== DATASET CONTENT ==
+ + +

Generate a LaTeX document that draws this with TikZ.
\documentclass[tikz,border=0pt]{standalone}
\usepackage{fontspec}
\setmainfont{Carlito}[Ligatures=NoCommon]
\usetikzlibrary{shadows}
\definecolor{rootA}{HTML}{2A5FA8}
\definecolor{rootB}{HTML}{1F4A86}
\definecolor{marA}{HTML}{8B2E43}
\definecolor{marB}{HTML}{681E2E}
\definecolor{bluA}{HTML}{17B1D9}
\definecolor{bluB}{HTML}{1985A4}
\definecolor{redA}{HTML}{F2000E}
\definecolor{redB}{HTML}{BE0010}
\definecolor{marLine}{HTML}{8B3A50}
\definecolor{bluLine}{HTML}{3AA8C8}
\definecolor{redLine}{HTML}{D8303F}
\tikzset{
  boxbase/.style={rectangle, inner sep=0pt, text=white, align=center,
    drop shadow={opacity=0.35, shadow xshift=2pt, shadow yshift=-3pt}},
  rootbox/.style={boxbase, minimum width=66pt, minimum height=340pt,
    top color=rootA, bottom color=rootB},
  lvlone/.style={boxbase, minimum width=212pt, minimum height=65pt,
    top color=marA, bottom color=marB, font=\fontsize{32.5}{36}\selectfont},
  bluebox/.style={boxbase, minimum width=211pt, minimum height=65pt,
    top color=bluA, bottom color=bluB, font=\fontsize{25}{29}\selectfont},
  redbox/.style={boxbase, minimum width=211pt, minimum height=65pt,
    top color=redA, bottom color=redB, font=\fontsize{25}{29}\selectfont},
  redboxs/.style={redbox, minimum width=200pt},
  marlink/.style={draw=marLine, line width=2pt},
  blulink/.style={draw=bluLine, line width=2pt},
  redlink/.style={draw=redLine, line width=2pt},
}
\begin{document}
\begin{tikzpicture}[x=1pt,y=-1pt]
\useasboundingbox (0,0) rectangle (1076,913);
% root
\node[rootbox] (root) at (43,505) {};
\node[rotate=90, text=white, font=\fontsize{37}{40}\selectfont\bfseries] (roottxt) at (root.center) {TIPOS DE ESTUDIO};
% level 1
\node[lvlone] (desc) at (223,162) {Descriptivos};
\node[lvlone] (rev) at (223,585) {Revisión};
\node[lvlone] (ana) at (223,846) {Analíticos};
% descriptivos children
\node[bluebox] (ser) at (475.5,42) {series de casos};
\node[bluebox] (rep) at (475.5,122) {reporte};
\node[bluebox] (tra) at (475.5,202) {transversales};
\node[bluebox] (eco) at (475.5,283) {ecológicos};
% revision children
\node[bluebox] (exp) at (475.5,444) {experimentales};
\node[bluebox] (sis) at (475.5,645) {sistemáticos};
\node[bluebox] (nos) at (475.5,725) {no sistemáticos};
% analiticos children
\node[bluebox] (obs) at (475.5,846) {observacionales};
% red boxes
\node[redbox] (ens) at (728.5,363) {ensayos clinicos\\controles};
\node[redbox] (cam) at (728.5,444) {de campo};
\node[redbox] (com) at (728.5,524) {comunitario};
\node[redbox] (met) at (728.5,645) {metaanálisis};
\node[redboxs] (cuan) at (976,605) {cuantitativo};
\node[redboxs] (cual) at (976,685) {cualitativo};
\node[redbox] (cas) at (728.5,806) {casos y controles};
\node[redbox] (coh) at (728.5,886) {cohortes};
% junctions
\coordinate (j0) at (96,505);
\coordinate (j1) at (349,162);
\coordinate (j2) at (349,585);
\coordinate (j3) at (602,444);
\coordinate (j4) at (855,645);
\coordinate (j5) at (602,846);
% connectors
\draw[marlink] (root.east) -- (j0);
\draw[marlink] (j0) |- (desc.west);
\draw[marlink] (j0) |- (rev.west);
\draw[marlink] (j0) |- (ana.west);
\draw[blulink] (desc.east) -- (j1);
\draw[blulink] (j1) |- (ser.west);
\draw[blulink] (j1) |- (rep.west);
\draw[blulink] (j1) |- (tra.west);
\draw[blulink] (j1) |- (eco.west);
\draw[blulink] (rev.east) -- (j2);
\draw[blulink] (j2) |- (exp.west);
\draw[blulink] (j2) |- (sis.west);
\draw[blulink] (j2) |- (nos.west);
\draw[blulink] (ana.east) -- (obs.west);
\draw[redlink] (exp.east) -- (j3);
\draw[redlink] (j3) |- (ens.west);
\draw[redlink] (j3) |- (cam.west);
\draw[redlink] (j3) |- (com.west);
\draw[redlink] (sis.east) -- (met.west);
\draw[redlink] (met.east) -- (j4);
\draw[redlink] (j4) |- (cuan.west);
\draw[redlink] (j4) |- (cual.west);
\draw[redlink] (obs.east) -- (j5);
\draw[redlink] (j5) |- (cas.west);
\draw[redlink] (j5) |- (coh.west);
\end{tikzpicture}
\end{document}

+ + +

== EXERCISE TASK ==
Reproduce the material in full, with no word added or dropped.

== CORRECT RESULT ==
Generate a LaTeX document that draws this with TikZ.
\documentclass[tikz,border=0pt]{standalone}
\usepackage{fontspec}
\setmainfont{Carlito}[Ligatures=NoCommon]
\usetikzlibrary{shadows}
\definecolor{rootA}{HTML}{2A5FA8}
\definecolor{rootB}{HTML}{1F4A86}
\definecolor{marA}{HTML}{8B2E43}
\definecolor{marB}{HTML}{681E2E}
\definecolor{bluA}{HTML}{17B1D9}
\definecolor{bluB}{HTML}{1985A4}
\definecolor{redA}{HTML}{F2000E}
\definecolor{redB}{HTML}{BE0010}
\definecolor{marLine}{HTML}{8B3A50}
\definecolor{bluLine}{HTML}{3AA8C8}
\definecolor{redLine}{HTML}{D8303F}
\tikzset{
  boxbase/.style={rectangle, inner sep=0pt, text=white, align=center,
    drop shadow={opacity=0.35, shadow xshift=2pt, shadow yshift=-3pt}},
  rootbox/.style={boxbase, minimum width=66pt, minimum height=340pt,
    top color=rootA, bottom color=rootB},
  lvlone/.style={boxbase, minimum width=212pt, minimum height=65pt,
    top color=marA, bottom color=marB, font=\fontsize{32.5}{36}\selectfont},
  bluebox/.style={boxbase, minimum width=211pt, minimum height=65pt,
    top color=bluA, bottom color=bluB, font=\fontsize{25}{29}\selectfont},
  redbox/.style={boxbase, minimum width=211pt, minimum height=65pt,
    top color=redA, bottom color=redB, font=\fontsize{25}{29}\selectfont},
  redboxs/.style={redbox, minimum width=200pt},
  marlink/.style={draw=marLine, line width=2pt},
  blulink/.style={draw=bluLine, line width=2pt},
  redlink/.style={draw=redLine, line width=2pt},
}
\begin{document}
\begin{tikzpicture}[x=1pt,y=-1pt]
\useasboundingbox (0,0) rectangle (1076,913);
% root
\node[rootbox] (root) at (43,505) {};
\node[rotate=90, text=white, font=\fontsize{37}{40}\selectfont\bfseries] (roottxt) at (root.center) {TIPOS DE ESTUDIO};
% level 1
\node[lvlone] (desc) at (223,162) {Descriptivos};
\node[lvlone] (rev) at (223,585) {Revisión};
\node[lvlone] (ana) at (223,846) {Analíticos};
% descriptivos children
\node[bluebox] (ser) at (475.5,42) {series de casos};
\node[bluebox] (rep) at (475.5,122) {reporte};
\node[bluebox] (tra) at (475.5,202) {transversales};
\node[bluebox] (eco) at (475.5,283) {ecológicos};
% revision children
\node[bluebox] (exp) at (475.5,444) {experimentales};
\node[bluebox] (sis) at (475.5,645) {sistemáticos};
\node[bluebox] (nos) at (475.5,725) {no sistemáticos};
% analiticos children
\node[bluebox] (obs) at (475.5,846) {observacionales};
% red boxes
\node[redbox] (ens) at (728.5,363) {ensayos clinicos\\controles};
\node[redbox] (cam) at (728.5,444) {de campo};
\node[redbox] (com) at (728.5,524) {comunitario};
\node[redbox] (met) at (728.5,645) {metaanálisis};
\node[redboxs] (cuan) at (976,605) {cuantitativo};
\node[redboxs] (cual) at (976,685) {cualitativo};
\node[redbox] (cas) at (728.5,806) {casos y controles};
\node[redbox] (coh) at (728.5,886) {cohortes};
% junctions
\coordinate (j0) at (96,505);
\coordinate (j1) at (349,162);
\coordinate (j2) at (349,585);
\coordinate (j3) at (602,444);
\coordinate (j4) at (855,645);
\coordinate (j5) at (602,846);
% connectors
\draw[marlink] (root.east) -- (j0);
\draw[marlink] (j0) |- (desc.west);
\draw[marlink] (j0) |- (rev.west);
\draw[marlink] (j0) |- (ana.west);
\draw[blulink] (desc.east) -- (j1);
\draw[blulink] (j1) |- (ser.west);
\draw[blulink] (j1) |- (rep.west);
\draw[blulink] (j1) |- (tra.west);
\draw[blulink] (j1) |- (eco.west);
\draw[blulink] (rev.east) -- (j2);
\draw[blulink] (j2) |- (exp.west);
\draw[blulink] (j2) |- (sis.west);
\draw[blulink] (j2) |- (nos.west);
\draw[blulink] (ana.east) -- (obs.west);
\draw[redlink] (exp.east) -- (j3);
\draw[redlink] (j3) |- (ens.west);
\draw[redlink] (j3) |- (cam.west);
\draw[redlink] (j3) |- (com.west);
\draw[redlink] (sis.east) -- (met.west);
\draw[redlink] (met.east) -- (j4);
\draw[redlink] (j4) |- (cuan.west);
\draw[redlink] (j4) |- (cual.west);
\draw[redlink] (obs.east) -- (j5);
\draw[redlink] (j5) |- (cas.west);
\draw[redlink] (j5) |- (coh.west);
\end{tikzpicture}
\end{document}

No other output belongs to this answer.